Estabelecer uma relação dos sistemas SUAS, SISAN e SUS; promover a educação para o consumo e a orientação sobre orçamento doméstico em diversos setores da sociedade, bem como nas equipes responsáveis pelos equipamentos da assistência social; fomentar e fortalecer o debate da política de Segurança Alimentar e Nutricional da População Negra e Comunidades Tradicionais de Matriz Africana também são fundamentais.

CS: Que eventos preparatórios serão realizados para qualificar a participação na Conferência nacional, em novembro, como também nas etapas anteriores (estaduais e municipais)?

ZT: O Consea-PE enviou, em fevereiro 2015, comunicado para todos os municípios do estado informando sobre as Conferências (nacional, estadual e municipal), destacando a importância da realização da Conferência Municipal para discussão da SAN em PE e perguntando sobre a realização da mesma nos municípios. Mas apenas seis municípios responderam. Um deles informou que não tem condições de realizar devido à contenção de despesas e cinco informaram que irão realizar a sua conferência. Diante desse quadro, o Consea-PE está negociando com o Governo do Estado a necessidade de realizar Conferências Regionais. A idéia é que sejam por Regiões Administrativas. Mas isso ainda não está definido. A realização dessas Conferências Regionais não impede que o município que tiver interesse e condições, realize sua conferência. Pretendemos realizar Encontro sobre SAN com populações tradicionais e discussões sobre temas referentes a SAN.

CS: Como o CONSEA Pernambuco tem se organizado para subsidiar o debate no Estado e envolver mais atores neste processo?

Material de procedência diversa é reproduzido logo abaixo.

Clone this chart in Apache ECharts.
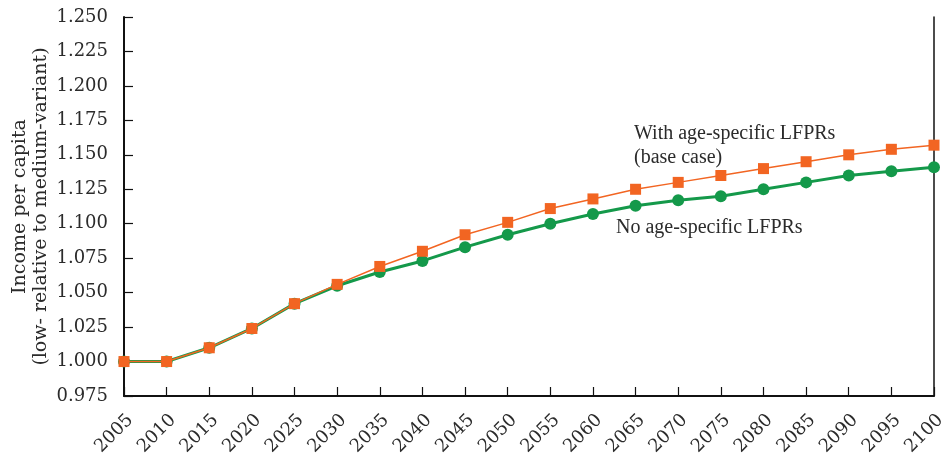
<!DOCTYPE html>
<html>
<head>
<meta charset="utf-8">
<script src="https://cdn.jsdelivr.net/npm/echarts@6/dist/echarts.min.js"></script>
<style>
  html, body { margin: 0; padding: 0; background: #fff; }
  #chart { width: 946px; height: 462px; }
</style>
</head>
<body>
<div id="chart"></div>
<script>
// Projection years (x axis)
const years = [2005, 2010, 2015, 2020, 2025, 2030, 2035, 2040, 2045, 2050,
               2055, 2060, 2065, 2070, 2075, 2080, 2085, 2090, 2095, 2100];

// Income per capita, low- relative to medium-variant
const withAgeSpecific = [1.000, 1.000, 1.010, 1.024, 1.042, 1.056, 1.069, 1.080, 1.092, 1.101,
                         1.111, 1.118, 1.125, 1.130, 1.135, 1.140, 1.145, 1.150, 1.154, 1.157];
const noAgeSpecific   = [1.000, 1.000, 1.010, 1.024, 1.042, 1.055, 1.065, 1.073, 1.083, 1.092,
                         1.100, 1.107, 1.113, 1.117, 1.120, 1.125, 1.130, 1.135, 1.138, 1.141];

// Series captions drawn beside the curves
const withCaption = 'With age-specific LFPRs\n(base case)';
const noCaption = 'No age-specific LFPRs';

const yMin = 0.975, yMax = 1.250, yStep = 0.025;
const xMin = 2005, xMax = 2100, xStep = 5;

const FONT = 'DejaVu Serif';
const TEXT = '#2b2b2b';
const ORANGE = '#f26522';
const GREEN = '#14994a';

const chart = echarts.init(document.getElementById('chart'), null, { renderer: 'canvas' });

chart.setOption({
  animation: false,
  backgroundColor: '#fff',
  grid: { left: 124, right: 12, top: 17, bottom: 66, containLabel: false, outerBoundsMode: 'none' },
  xAxis: {
    type: 'value',
    min: xMin, max: xMax, interval: xStep,
    axisLine: { show: true, onZero: false, lineStyle: { color: '#111', width: 2 } },
    axisTick: { show: true, inside: true, length: 9, lineStyle: { color: '#111', width: 1.2 } },
    axisLabel: {
      rotate: 45, margin: 15,
      verticalAlign: 'top',
      fontFamily: FONT, fontSize: 18, color: TEXT,
      formatter: v => String(v)
    },
    splitLine: { show: false }
  },
  yAxis: [{
    type: 'value',
    min: yMin, max: yMax, interval: yStep,
    name: 'Income per capita\n(low- relative to medium-variant)',
    nameLocation: 'middle',
    nameGap: 72,
    nameMoveOverlap: false,
    nameRotate: 90,
    nameTextStyle: { fontFamily: FONT, fontSize: 19, color: TEXT, lineHeight: 21 },
    axisLine: { show: true, lineStyle: { color: '#111', width: 2 } },
    axisTick: { show: true, inside: true, length: 9, lineStyle: { color: '#111', width: 1.2 } },
    axisLabel: {
      margin: 16,
      fontFamily: FONT, fontSize: 18, color: TEXT,
      formatter: v => v.toFixed(3)
    },
    splitLine: { show: false }
  }, {
    type: 'value',
    position: 'right',
    min: yMin, max: yMax, interval: yStep,
    axisLine: { show: true, lineStyle: { color: '#111', width: 1.5 } },
    axisTick: { show: false },
    axisLabel: { show: false },
    splitLine: { show: false }
  }],
  series: [{
    name: 'No age-specific LFPRs',
    type: 'line',
    yAxisIndex: 0,
    data: years.map((y, i) => [y, noAgeSpecific[i]]),
    symbol: 'circle',
    symbolSize: 12,
    itemStyle: { color: GREEN },
    lineStyle: { color: GREEN, width: 3 },
    z: 2
  }, {
    name: 'With age-specific LFPRs (base case)',
    type: 'line',
    yAxisIndex: 0,
    data: years.map((y, i) => [y, withAgeSpecific[i]]),
    symbol: 'rect',
    symbolSize: 11,
    itemStyle: { color: ORANGE },
    lineStyle: { color: ORANGE, width: 1.5 },
    z: 3
  }],
  graphic: [{
    type: 'text',
    left: 634, top: 122,
    style: {
      text: withCaption,
      font: '20px "Liberation Serif"',
      fill: TEXT,
      lineHeight: 24
    }
  }, {
    type: 'text',
    left: 616, top: 216,
    style: {
      text: noCaption,
      font: '20px "Liberation Serif"',
      fill: TEXT,
      lineHeight: 24
    }
  }]
});
</script>
</body>
</html>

ZT: Apesar de existir desde 2003, o CONSEA/PE ainda não possui uma equipe técnica permanente que contribua com o Conselho e suas Comissões de Trabalho, o que tem dificultado o trabalho dos conselheiros e conselheiras. A partir das Comissões, pretendemos realizar Seminários Temáticos e Audiências públicas sobre SAN. O Consea-PE é composto por quatro Comissões, que são: Sistema e Política Estadual de SAN; Produção, Abastecimento e Consumo; Direito Humano à Alimentação Adequada e Saudável; e Populações Tradicionais. Programamos que cada Comissão com seu respectivo Seminário Temático ajude a responder as questões colocadas nos Eixos Temáticos da 5ª CESAN:
• Eixo 1: Comida de verdade: avanços e obstáculos para a conquista da alimentação adequada e saudável e da soberania alimentar.
• Eixo 2: Dinâmicas em curso, escolhas estratégicas e alcances da política pública.
• Eixo 3: Fortalecimento do Sistema Nacional de Segurança Alimentar e Nutricional.

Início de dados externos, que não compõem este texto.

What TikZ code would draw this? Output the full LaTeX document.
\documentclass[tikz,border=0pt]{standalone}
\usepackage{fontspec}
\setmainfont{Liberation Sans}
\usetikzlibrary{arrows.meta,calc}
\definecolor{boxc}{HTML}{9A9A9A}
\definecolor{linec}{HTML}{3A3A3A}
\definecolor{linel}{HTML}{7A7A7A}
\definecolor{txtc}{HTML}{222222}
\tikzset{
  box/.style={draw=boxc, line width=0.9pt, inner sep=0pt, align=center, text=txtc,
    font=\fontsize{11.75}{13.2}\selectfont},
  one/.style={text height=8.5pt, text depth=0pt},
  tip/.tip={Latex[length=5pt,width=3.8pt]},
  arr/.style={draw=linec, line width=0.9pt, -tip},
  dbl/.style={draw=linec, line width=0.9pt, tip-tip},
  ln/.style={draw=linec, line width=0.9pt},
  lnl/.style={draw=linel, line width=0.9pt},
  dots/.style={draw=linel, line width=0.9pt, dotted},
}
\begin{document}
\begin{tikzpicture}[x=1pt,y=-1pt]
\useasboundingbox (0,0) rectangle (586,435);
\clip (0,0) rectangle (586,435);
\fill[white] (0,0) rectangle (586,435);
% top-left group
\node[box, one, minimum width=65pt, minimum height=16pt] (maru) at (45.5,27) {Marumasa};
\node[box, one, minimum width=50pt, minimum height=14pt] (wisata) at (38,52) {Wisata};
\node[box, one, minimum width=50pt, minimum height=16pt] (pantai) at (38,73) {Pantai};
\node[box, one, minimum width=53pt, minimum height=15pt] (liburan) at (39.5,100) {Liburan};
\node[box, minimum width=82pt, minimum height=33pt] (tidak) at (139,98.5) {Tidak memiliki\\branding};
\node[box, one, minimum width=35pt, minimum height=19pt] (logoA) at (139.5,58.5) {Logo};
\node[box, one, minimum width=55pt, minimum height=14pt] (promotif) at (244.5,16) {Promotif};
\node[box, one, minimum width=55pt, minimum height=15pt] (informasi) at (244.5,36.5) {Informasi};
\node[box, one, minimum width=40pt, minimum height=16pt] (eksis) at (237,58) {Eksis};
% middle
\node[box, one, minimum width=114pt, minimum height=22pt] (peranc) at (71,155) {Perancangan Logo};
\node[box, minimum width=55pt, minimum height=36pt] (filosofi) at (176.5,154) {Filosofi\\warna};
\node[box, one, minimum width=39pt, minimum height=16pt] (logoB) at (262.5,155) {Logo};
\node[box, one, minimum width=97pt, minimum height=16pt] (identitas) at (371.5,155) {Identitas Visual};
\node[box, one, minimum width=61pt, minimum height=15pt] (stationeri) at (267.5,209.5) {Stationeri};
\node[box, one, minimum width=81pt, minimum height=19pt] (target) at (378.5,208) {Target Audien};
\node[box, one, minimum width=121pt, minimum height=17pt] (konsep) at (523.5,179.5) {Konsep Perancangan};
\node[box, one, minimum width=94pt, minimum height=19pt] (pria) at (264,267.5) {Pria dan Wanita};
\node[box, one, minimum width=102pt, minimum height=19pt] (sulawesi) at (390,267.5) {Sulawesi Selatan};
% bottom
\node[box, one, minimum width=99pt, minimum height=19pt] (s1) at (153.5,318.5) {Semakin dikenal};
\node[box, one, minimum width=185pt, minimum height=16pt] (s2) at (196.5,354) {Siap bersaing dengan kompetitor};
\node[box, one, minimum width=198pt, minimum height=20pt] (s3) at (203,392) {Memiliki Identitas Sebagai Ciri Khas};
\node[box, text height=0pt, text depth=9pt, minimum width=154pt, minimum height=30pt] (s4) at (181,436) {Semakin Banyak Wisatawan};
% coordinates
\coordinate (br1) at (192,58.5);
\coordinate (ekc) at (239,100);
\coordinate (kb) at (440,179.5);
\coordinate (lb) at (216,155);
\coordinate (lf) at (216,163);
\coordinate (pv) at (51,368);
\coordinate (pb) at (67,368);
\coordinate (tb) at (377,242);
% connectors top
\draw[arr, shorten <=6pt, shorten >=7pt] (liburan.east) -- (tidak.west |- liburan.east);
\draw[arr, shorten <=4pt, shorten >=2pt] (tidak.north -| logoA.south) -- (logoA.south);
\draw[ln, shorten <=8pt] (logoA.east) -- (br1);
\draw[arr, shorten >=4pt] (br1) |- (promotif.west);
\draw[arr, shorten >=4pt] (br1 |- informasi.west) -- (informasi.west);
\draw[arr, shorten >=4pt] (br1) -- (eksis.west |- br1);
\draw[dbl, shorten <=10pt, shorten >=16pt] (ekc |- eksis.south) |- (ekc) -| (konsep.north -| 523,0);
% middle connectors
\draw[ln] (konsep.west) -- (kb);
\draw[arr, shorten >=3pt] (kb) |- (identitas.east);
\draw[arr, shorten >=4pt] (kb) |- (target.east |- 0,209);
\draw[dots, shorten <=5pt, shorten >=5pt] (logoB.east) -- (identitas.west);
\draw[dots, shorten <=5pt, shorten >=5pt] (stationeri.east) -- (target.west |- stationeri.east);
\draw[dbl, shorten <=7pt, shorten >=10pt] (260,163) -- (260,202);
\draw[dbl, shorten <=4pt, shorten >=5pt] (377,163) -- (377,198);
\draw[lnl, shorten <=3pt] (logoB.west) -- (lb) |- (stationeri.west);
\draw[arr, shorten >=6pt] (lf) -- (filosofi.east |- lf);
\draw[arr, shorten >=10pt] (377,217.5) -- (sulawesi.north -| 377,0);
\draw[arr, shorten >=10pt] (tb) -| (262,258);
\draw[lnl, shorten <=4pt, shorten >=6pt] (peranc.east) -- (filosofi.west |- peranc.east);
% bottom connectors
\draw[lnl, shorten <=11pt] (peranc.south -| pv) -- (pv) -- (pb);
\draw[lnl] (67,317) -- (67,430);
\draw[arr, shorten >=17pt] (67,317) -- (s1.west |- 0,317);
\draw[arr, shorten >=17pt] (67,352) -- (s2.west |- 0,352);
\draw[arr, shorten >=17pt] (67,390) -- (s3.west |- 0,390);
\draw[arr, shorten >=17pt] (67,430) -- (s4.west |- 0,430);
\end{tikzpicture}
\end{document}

CS: Qual a expectativa para a Conferência estadual, em julho? O que está no topo na agenda da mobilização no Estado?

ZT: Gostaria de destacar que a realização da 5ª Conferência Estadual de Segurança Alimentar e Nutricional – 5ª CESAN é de responsabilidade do Governo do Estado, com a coordenação do Consea-PE. Ela acontecerá nos dias 04, 05 e 06 de agosto de 2015, no Recife. Assim, Pernambuco precisa realizar suas conferências municipais e/ou regionais até junho e a Estadual até agosto de 2015. A expectativa é que a população pernambucana contribua de forma qualificada nas discussões e proposições para a soberania e segurança alimentar e nutricional em Pernambuco, especificamente no que se refere ao tipo e a qualidade de alimentos que a população pernambucana consume; aos transgênicos e o uso de agrotóxicos; ao acesso a terra e água de qualidade; às condições de vida das mulheres; à situação da agricultura familiar e camponesa; e à conjuntura dos povos indígenas, quilombolas, de terreiros e ciganos no estado. Esperamos realizar uma conferência que forneça subsídios para o fortalecimento do Sistema Estadual de Segurança Alimentar e Nutricional – SESAN-PE, de forma que garanta direitos e soberania alimentar para população pernambucana.